8th Class English Conjunctions Types of Conjunctions

Types of Conjunctions

Category : 8th Class

*    Types of Conjunctions  

 

*       Coordinating Conjunction

 

A conjunction used to join two independent statements or two statements of equal rank or importance is called a coordinating conjunction. (e.g. and, but, for, yet, so, etc.)  

 

example.jpg

  •   The sun was shining and a hot wind was blowing.
  •   There was noise around me but I was not disturbed.

In the above given sentences, the words, 'and' and 'but' are coordinating conjunctions.  

 

*      Coordinating Conjunctions are of Four Types

(i) Conjunctions that merely add one statement or fact to another.        

And, both -- and, as well as, no less than, not only -- but also are common conjunctions of this type:  

And

  • The weather was fine and the sea was calm.

(The weather was fine. The sea was calm)

  • The door was open and my things were lying scattered.

(The door was open. My things were lying scattered)  

Both -- and

  • She is both intelligent and hard working.

(She is intelligent. She is hard working)

  • Kajol gave me both books and notes.

(Kajol gave books. Kajol gave me notes)  

As well as

  • He as well as his father is dishonest.

(He is dishonest. His father is dishonest.)

  • The captain as well as the crew was drowned.

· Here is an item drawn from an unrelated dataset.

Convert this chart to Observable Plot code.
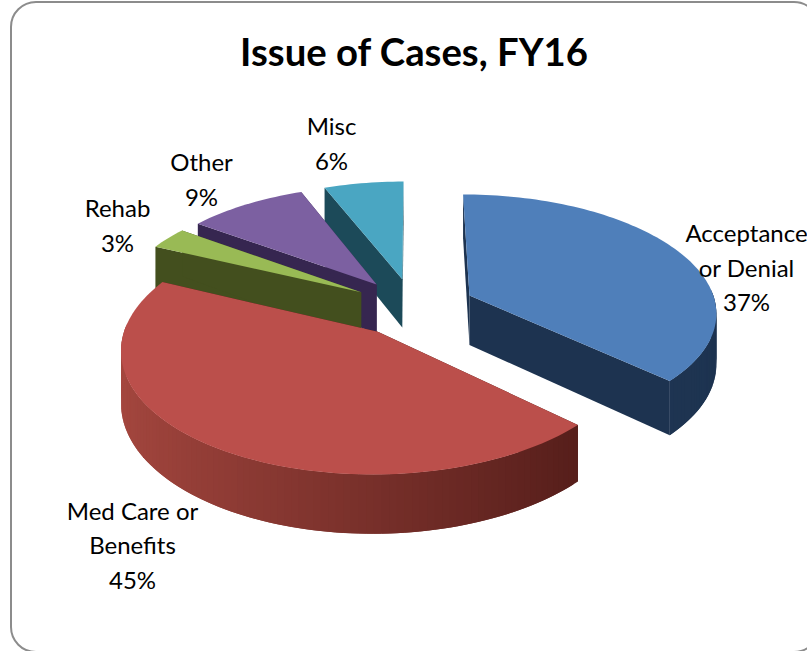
<!DOCTYPE html>
<html><head><meta charset="utf-8">
<script src="https://cdn.jsdelivr.net/npm/d3@7"></script>
<script src="https://cdn.jsdelivr.net/npm/@observablehq/plot@0.6"></script>
<style>
html,body{margin:0;padding:0;background:#fff;overflow:hidden}
#wrap{position:relative;width:807px;height:651px;overflow:hidden}
#frame{position:absolute;left:10px;top:1px;width:810px;height:652px;border:2px solid #8c8c8c;border-radius:26px;box-sizing:border-box}
#chart{position:absolute;left:0;top:0}
svg{background:transparent!important;display:block}
</style></head><body>
<div id="wrap"><div id="frame"></div><div id="chart"></div></div>
<script>
const title = "Issue of Cases, FY16";
const categories = ["Acceptance or Denial","Med Care or Benefits","Rehab","Other","Misc"];
const percents = [37,45,3,9,6];
const labelLines = ["Acceptance\nor Denial\n37%","Med Care or\nBenefits\n45%","Rehab\n3%","Other\n9%","Misc\n6%"];

// appearance
const topColors  = ["#4f7fba","#bb4f4b","#99ba55","#7c60a1","#4aa6c2"];
const sideLight  = ["#243c5c","#a5473f","#4a5a22","#3f2e58","#215566"];
const sideDark   = ["#1d3350","#4a1815","#434f1e","#362650","#1c4a59"];
const labelX = [746,132,117,201,331];
const labelY = [265,542.5,223,177,141];

// pie geometry (tilted disc with perspective)
const cx=413, cy=306.5, rx=247, ry=117, persp=0.13, thick=50, explode=0.25;
const rad = d=>d*Math.PI/180;
function project(X,Y,Z){const s=1/(1+persp*Y);return [cx+rx*X*s, cy-ry*Y*s+thick*Z*s];}

const angles=[]; let acc=0;
percents.forEach((p,i)=>{angles.push([acc*3.6,(acc+p)*3.6]);acc+=p;});

const polys=[];
function addPoly(id,fill,pts){pts.forEach(([x,y])=>polys.push({id,fill,x,y}));}

// painter's order: back slices first, the big front slice last
[4,3,2,0,1].forEach(i=>{
  const [a0,a1]=angles[i], mid=rad((a0+a1)/2);
  const ox=explode*Math.sin(mid), oy=explode*Math.cos(mid);
  const P=(a,z,r=1)=>project(ox+r*Math.sin(rad(a)),oy+r*Math.cos(rad(a)),z);
  const n=Math.max(6,Math.ceil((a1-a0)/1.5));
  const as=d3.range(n+1).map(j=>a0+(a1-a0)*j/n);
  // radial cut faces
  addPoly(`cutA${i}`,sideDark[i],[P(a0,0,0),P(a0,0),P(a0,1),P(a0,1,0)]);
  addPoly(`cutB${i}`,sideDark[i],[P(a1,0,0),P(a1,0),P(a1,1),P(a1,1,0)]);
  // rim strips (only those facing the viewer), each overlapping the next to hide seams
  for(let j=0;j<n;j++){
    const m=rad((as[j]+as[j+1])/2);
    if(Math.cos(m)>0.05) continue;
    const t=(Math.sin(m)+1)/2;
    const e=as[Math.min(j+2,n)];
    addPoly(`rim${i}-${j}`,d3.interpolateRgb(sideLight[i],sideDark[i])(t),
      [P(as[j],0),P(e,0),P(e,1),P(as[j],1)]);
  }
  // top surface
  addPoly(`top${i}`,topColors[i],[P(a0,0,0),...as.map(a=>P(a,0))]);
});

const labels=categories.map((c,i)=>({c,text:labelLines[i],x:labelX[i],y:labelY[i]}));

const plot=Plot.plot({
  width:807,height:651,margin:0,
  x:{domain:[0,807],range:[0,807],axis:null},
  y:{domain:[0,651],range:[0,651],axis:null},
  color:{type:"identity"},
  style:{background:"transparent"},
  marks:[
    Plot.line(polys,{x:"x",y:"y",z:"id",fill:"fill",stroke:"none",curve:"linear-closed"}),
    Plot.text(labels,{x:"x",y:"y",text:"text",fontSize:24,lineHeight:1.44,lineAnchor:"middle",textAnchor:"middle",fill:"#000",fontFamily:"Lato, sans-serif"}),
    Plot.text([title],{x:()=>413.5,y:()=>53,text:d=>d,fontSize:38.3,fontWeight:"bold",fill:"#000",fontFamily:"Lato, sans-serif"})
  ]
});
document.getElementById("chart").append(plot);
</script>
</body></html>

(The captain was drowned. The crew was drowned.)                

No less than

  • He is guilty no less than his brother.

(His brother is guilty. He is equally guilty.)

  • I am no less grateful to your father than to you.

(I am grateful to you. I am equally grateful to your father.)  

Not only - but also

  • He was not only my relative but also a very close friend.

(He was my relative. He was my close friend.)

  • The train was not only late but also fully packed.

(The train was late. The train was fully packed.)

(ii) Conjunctions that express opposition or contrast between two statements.

But, still, yet, nevertheless, whereas, while, only are conjunctions of this type.  

But

  • The train was fully packed but we got seats easily.

(The train was fully packed. We got seats easily)

  • The earthquake was quite severe but the temple was not damaged.

(The earthquake was severe. The temple was not damaged.)  

Still, yet

  • Steve is quite rich, still he is not contented.
  • Steve is quite rich, yet he is not contented.

(Steve is quite rich. He is not contented)

  • I was angry, still I did not scold him.
  • I was angry, yet I did not scold him.  

Nevertheless

  • We were very tired; nevertheless, we continued the work.

(We were very tired. We continued the work)

  • I am hard up; nevertheless, I will give you some money.  

Whereas, while

  • Wise men prefer quality, whereas (or while) fools prefer quantity.

(Wise men prefer quality. Fools prefer quantity.)

  • Rice needs plenty of water to grow, whereas (or while) wheat needs comparatively less water.

(iii) Conjunctions that express a choice between two alternatives

or, otherwise, else, either - or, neither-- nor, are common conjunctions of this type.  

Or

  • You must apologise, or you will be expelled from the school.

(You must apologise. You will be expelled from the school.)

  • You must be bold, or you will not be able to face the world.

(You must be bold, or you will not be able to face the world.)  

Either -- or

  • Either attend to your lesson or leave the class.

(Attend to your lesson. Leave the class.)

  • We can either walk down or take a bus.

(We can walk down. We can take a bus.)  

Neither -- nor

  • He is neither lazy nor careless.

(He is not lazy. He is not careless.)

  • Kaushik neither looks after the house nor takes up a job.

(Kaushik does not look after the house. Kaushik does not take up a job.)  

Otherwise, else

  • Hurryup, otherwise you will be late for the school.
  • Hurryup, else you will be late for the school.

(Hurry up. You will be late for the school)

(iv) Conjunction by which one statement or fact is inferred from another.

For, so, therefore are common conjunctions of this type.  

For

  • She will rise in life, for she is sincere and hardworking.
  • Let me take leave of you, for I am getting late.  

So, therefore

  • He did not report in time, so he was not selected.
  • He did not report in time, therefore he was not selected.
  • We missed the bus, so we took a taxi.
  • We missed the bus, therefore we took a taxi.